Réuni depuis le mercredi 25 mars, le Comité analyse recherche et expertise (Care) rassemblé par l’Élysée doit, entre autres (lire l’épisode 21, « La com grippée du pouvoir »), se prononcer sur le déploiement d’une « stratégie numérique d’identification des personnes ayant été au contact de personnes infectées » par le coronavirus, selon sa présidente, la prix Nobel de médecine Françoise Barré-Sinoussi. L’objectif est aussi vaste que flou, en attendant une communication plus dense sur le sujet qui est attendue dans les jours à venir. Questionné sur le sujet mercredi 1er avril par la commission d’information sur l’épidémie de l’Assemblée nationale, le Premier ministre Édouard Philippe a évoqué la piste d’une application permettant de suivre « les déplacements et les rencontres » des citoyens et donc la propagation du virus : « On pourrait peut-être, et je dis bien peut-être, sur le fondement d’un engagement volontaire, utiliser ces méthodes », a-t-il dit. On en est là aujourd’hui.

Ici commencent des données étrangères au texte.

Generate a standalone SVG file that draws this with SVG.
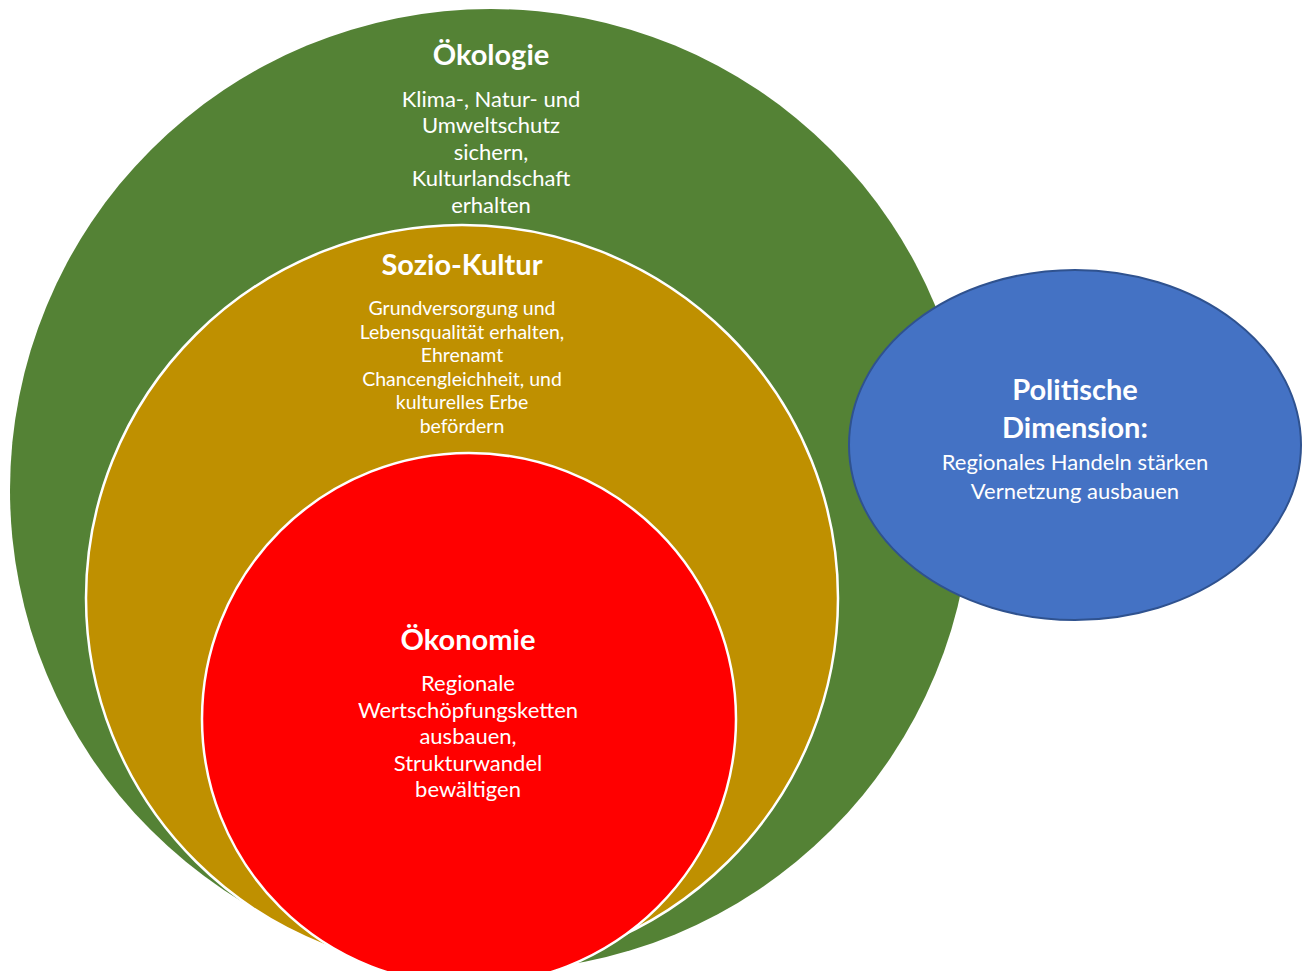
<svg xmlns="http://www.w3.org/2000/svg" width="1308" height="971" viewBox="0 0 1308 971">
<style>
text{font-family:Lato,"Open Sans","Liberation Sans",sans-serif;fill:#fff;text-anchor:middle}
.t{font-weight:bold;font-size:29px}
.b{font-size:22px}
.s{font-size:19.5px}
</style>
<rect width="1308" height="971" fill="#fff"/>
<g id="oekologie">
<circle cx="491" cy="490" r="481" fill="#548235"/>
<text class="t" x="491" y="65">Ökologie</text>
<text class="b" x="491" y="107">Klima-, Natur- und</text>
<text class="b" x="491" y="133">Umweltschutz</text>
<text class="b" x="491" y="160">sichern,</text>
<text class="b" x="491" y="186">Kulturlandschaft</text>
<text class="b" x="491" y="213">erhalten</text>
</g>
<g id="soziokultur">
<ellipse cx="462" cy="598" rx="376" ry="373" fill="#BF9000" stroke="#fff" stroke-width="2.5"/>
<text class="t" x="462" y="275">Sozio-Kultur</text>
<text class="s" x="462" y="315">Grundversorgung und</text>
<text class="s" x="462" y="339">Lebensqualität erhalten,</text>
<text class="s" x="462" y="362">Ehrenamt</text>
<text class="s" x="462" y="386">Chancengleichheit, und</text>
<text class="s" x="462" y="409">kulturelles Erbe</text>
<text class="s" x="462" y="433">befördern</text>
</g>
<g id="oekonomie">
<ellipse cx="469" cy="719" rx="267" ry="266" fill="#FF0000" stroke="#fff" stroke-width="2.5"/>
<text class="t" x="468" y="650">Ökonomie</text>
<text class="b" x="468" y="691">Regionale</text>
<text class="b" x="468" y="718">Wertschöpfungsketten</text>
<text class="b" x="468" y="744">ausbauen,</text>
<text class="b" x="468" y="771">Strukturwandel</text>
<text class="b" x="468" y="797">bewältigen</text>
</g>
<g id="politische">
<ellipse cx="1075" cy="445" rx="226" ry="175" fill="#4472C4" stroke="#2F528F" stroke-width="2"/>
<text class="t" x="1075" y="400">Politische</text>
<text class="t" x="1075" y="438">Dimension:</text>
<text class="b" x="1075" y="470">Regionales Handeln stärken</text>
<text class="b" x="1075" y="499">Vernetzung ausbauen</text>
</g>
<g id="connectors"/>
</svg>
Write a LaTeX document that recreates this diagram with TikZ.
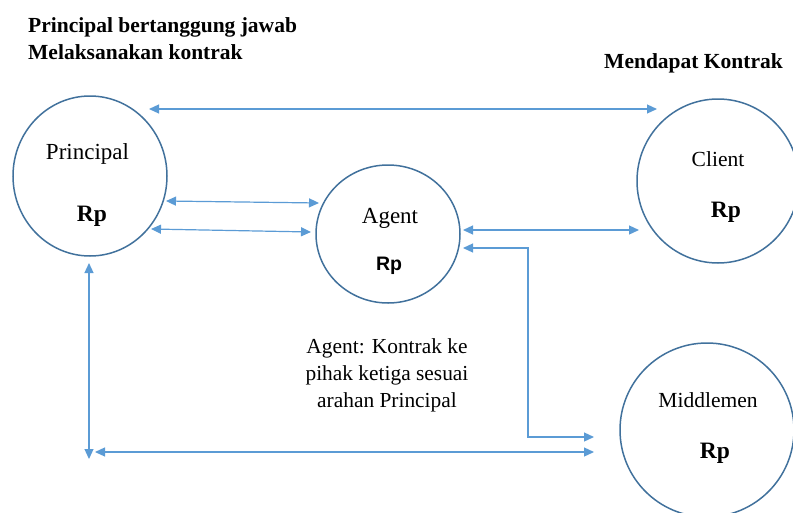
\documentclass[tikz,border=0pt]{standalone}
\usepackage{fontspec}
\setmainfont{Liberation Serif}
\newfontfamily\arialfont{Liberation Sans}
\usetikzlibrary{arrows.meta,shapes.geometric}
\definecolor{ringblue}{HTML}{41719C}
\definecolor{arrowblue}{HTML}{5B9BD5}
\begin{document}
\begin{tikzpicture}[x=1pt,y=-1pt,
  ring/.style={draw=ringblue,line width=1.5pt,ellipse,inner sep=0pt},
  conn/.style={draw=arrowblue,line width=1.2pt,{Triangle[length=10pt,width=9pt]}-{Triangle[length=10pt,width=9pt]}},
  lbl/.style={anchor=base,inner sep=0pt,font=\fontsize{23}{27}\selectfont},
  sml/.style={anchor=base,inner sep=0pt,font=\fontsize{21.5}{27}\selectfont},
  rp/.style={anchor=base,inner sep=0pt,font=\fontsize{23.5}{27}\selectfont\bfseries},
  ttl/.style={anchor=base west,inner sep=0pt,font=\fontsize{21.5}{27}\selectfont\bfseries}]
\useasboundingbox (0,0) rectangle (793,512);
\clip (0,0) rectangle (793,512);
% circles
\node[ring,minimum width=154pt,minimum height=160pt] (P) at (90,176) {};
\node[ring,minimum width=144pt,minimum height=138pt] (A) at (388,234) {};
\node[ring,minimum width=162pt,minimum height=164pt] (C) at (718,181) {};
\node[ring,minimum width=174pt,minimum height=174pt] (M) at (707,430) {};
% texts
\node[ttl] (t1) at (28,32) {Principal bertanggung jawab};
\node[ttl] (t2) at (28,59) {Melaksanakan kontrak};
\node[ttl] (t3) at (604,68) {Mendapat Kontrak};
\node[lbl] (Pl) at (87.5,159) {Principal};
\node[rp] (Pr) at (92,221) {Rp};
\node[lbl] (Al) at (390,223) {Agent};
\node[anchor=base,inner sep=0pt,font=\fontsize{19.5}{24}\selectfont\arialfont\bfseries] (Ar) at (389,270) {Rp};
\node[sml] (Cl) at (718,166) {Client};
\node[rp] (Cr) at (726,217) {Rp};
\node[sml] (Ml) at (708,407) {Middlemen};
\node[rp] (Mr) at (715,458) {Rp};
\node[anchor=base,inner sep=0pt,align=center,font=\fontsize{21.4}{27}\selectfont] (note) at (387,407) {Agent: Kontrak ke\\pihak ketiga sesuai\\arahan Principal};
% connector end points
\coordinate (pc1) at (149,109);
\coordinate (pc2) at (657,109);
\coordinate (pa1) at (166,201);
\coordinate (pa2) at (319,203);
\coordinate (pb1) at (151,229);
\coordinate (pb2) at (311,232);
\coordinate (ac1) at (463,230);
\coordinate (ac2) at (639,230);
\coordinate (am1) at (463,248);
\coordinate (amk1) at (528,248);
\coordinate (amk2) at (528,437);
\coordinate (am2) at (594,437);
\coordinate (pv1) at (89,263);
\coordinate (pv2) at (89,459);
\coordinate (pm1) at (95,452);
\coordinate (pm2) at (594,452);
% connectors
\draw[conn] (pc1) -- (pc2);
\draw[conn] (pa1) -- (pa2);
\draw[conn] (pb1) -- (pb2);
\draw[conn] (ac1) -- (ac2);
\draw[conn] (am1) -- (amk1) -- (amk2) -- (am2);
\draw[conn] (pv1) -- (pv2);
\draw[conn] (pm1) -- (pm2);
\end{tikzpicture}
\end{document}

La France s’inscrit ici dans un mouvement mondial qui regarde vers l’Asie, où plusieurs gouvernements ont choisi la voie de la technologie pour limiter la propagation du Sars-CoV-2 ou carrément surveiller leurs habitants confinés. À Singapour (lire l’épisode 19, « “Le gouvernement appelle tous les jours pour savoir si tu es chez toi” » ), l’appli TraceTogether propose d’alerter les citoyens s’ils ont été en contact avec un patient Covid+. En Corée du Sud, toutes les personnes entrant sur le territoire doivent télécharger une application sur laquelle elles devront, chaque matin, lister leurs symptômes pendant les 14 jours de leur quarantaine obligatoire (lire l’épisode 35, « “J’utilise une appli où il y a une carte des personnes infectées” »). Autant de dispositifs très intrusifs rendus possibles par des lois et une culture bien moins soucieuses du respect de la vie privée des citoyens qu’en Europe. Mais, à chaque fois, ces outils, couplés à une politique de tests systématiques (lire l’épisode 34, « La France échoue au crache-tests »), ont permis d’enrayer l’épidémie et de ne pas faire exploser le système médical, sans pour autant verser dans la surveillance totale mise en place en Chine (lire l’épisode 22, « Je reviens de Wuhan »).
Durement touchée par une crise sanitaire historique, l’Europe regarde donc ces solutions technologiques, mais bien plus timidement.